In the material below, please retype the lines from the very first through the one with "import * as", exactly and without pictures.

══════

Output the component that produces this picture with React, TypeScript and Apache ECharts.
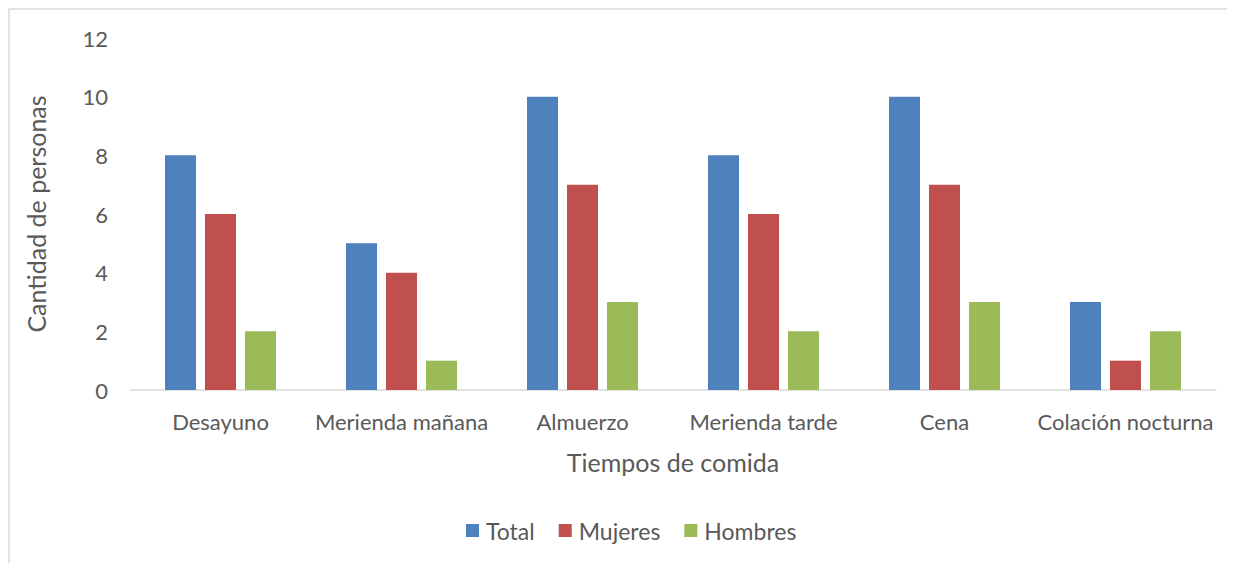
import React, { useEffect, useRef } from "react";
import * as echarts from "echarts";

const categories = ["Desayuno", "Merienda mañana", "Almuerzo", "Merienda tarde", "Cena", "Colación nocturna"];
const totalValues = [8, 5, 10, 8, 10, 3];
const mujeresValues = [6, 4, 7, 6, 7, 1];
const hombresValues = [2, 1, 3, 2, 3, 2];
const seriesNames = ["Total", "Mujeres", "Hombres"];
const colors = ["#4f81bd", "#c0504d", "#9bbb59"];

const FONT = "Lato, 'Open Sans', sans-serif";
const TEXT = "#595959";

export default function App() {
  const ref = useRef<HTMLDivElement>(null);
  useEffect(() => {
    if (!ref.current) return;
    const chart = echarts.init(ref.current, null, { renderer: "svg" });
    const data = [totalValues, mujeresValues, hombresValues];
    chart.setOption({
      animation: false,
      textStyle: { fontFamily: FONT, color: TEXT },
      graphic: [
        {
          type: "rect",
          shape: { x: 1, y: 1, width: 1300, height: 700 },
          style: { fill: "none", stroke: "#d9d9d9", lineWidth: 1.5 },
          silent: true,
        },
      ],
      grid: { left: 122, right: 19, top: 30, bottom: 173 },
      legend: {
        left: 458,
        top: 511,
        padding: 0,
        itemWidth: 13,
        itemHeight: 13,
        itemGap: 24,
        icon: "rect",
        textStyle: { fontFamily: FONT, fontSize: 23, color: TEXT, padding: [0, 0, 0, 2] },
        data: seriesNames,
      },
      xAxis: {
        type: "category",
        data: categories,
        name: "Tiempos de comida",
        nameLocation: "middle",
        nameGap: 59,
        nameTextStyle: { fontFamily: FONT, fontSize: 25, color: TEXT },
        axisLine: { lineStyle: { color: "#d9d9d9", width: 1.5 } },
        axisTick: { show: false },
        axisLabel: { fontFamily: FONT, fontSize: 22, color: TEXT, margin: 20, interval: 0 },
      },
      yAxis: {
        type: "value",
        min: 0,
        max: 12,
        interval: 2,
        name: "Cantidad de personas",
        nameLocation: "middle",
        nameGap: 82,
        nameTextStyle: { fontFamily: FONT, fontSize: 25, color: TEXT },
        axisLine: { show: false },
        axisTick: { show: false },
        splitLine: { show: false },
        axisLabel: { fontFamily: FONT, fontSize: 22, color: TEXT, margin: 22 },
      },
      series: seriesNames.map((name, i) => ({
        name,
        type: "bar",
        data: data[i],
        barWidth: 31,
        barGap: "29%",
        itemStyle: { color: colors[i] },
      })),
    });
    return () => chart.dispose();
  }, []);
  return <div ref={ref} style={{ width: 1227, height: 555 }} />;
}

══════

## Final answer
Output the component that produces this picture with React, TypeScript and Apache ECharts.
import React, { useEffect, useRef } from "react";
import * as echarts from "echarts";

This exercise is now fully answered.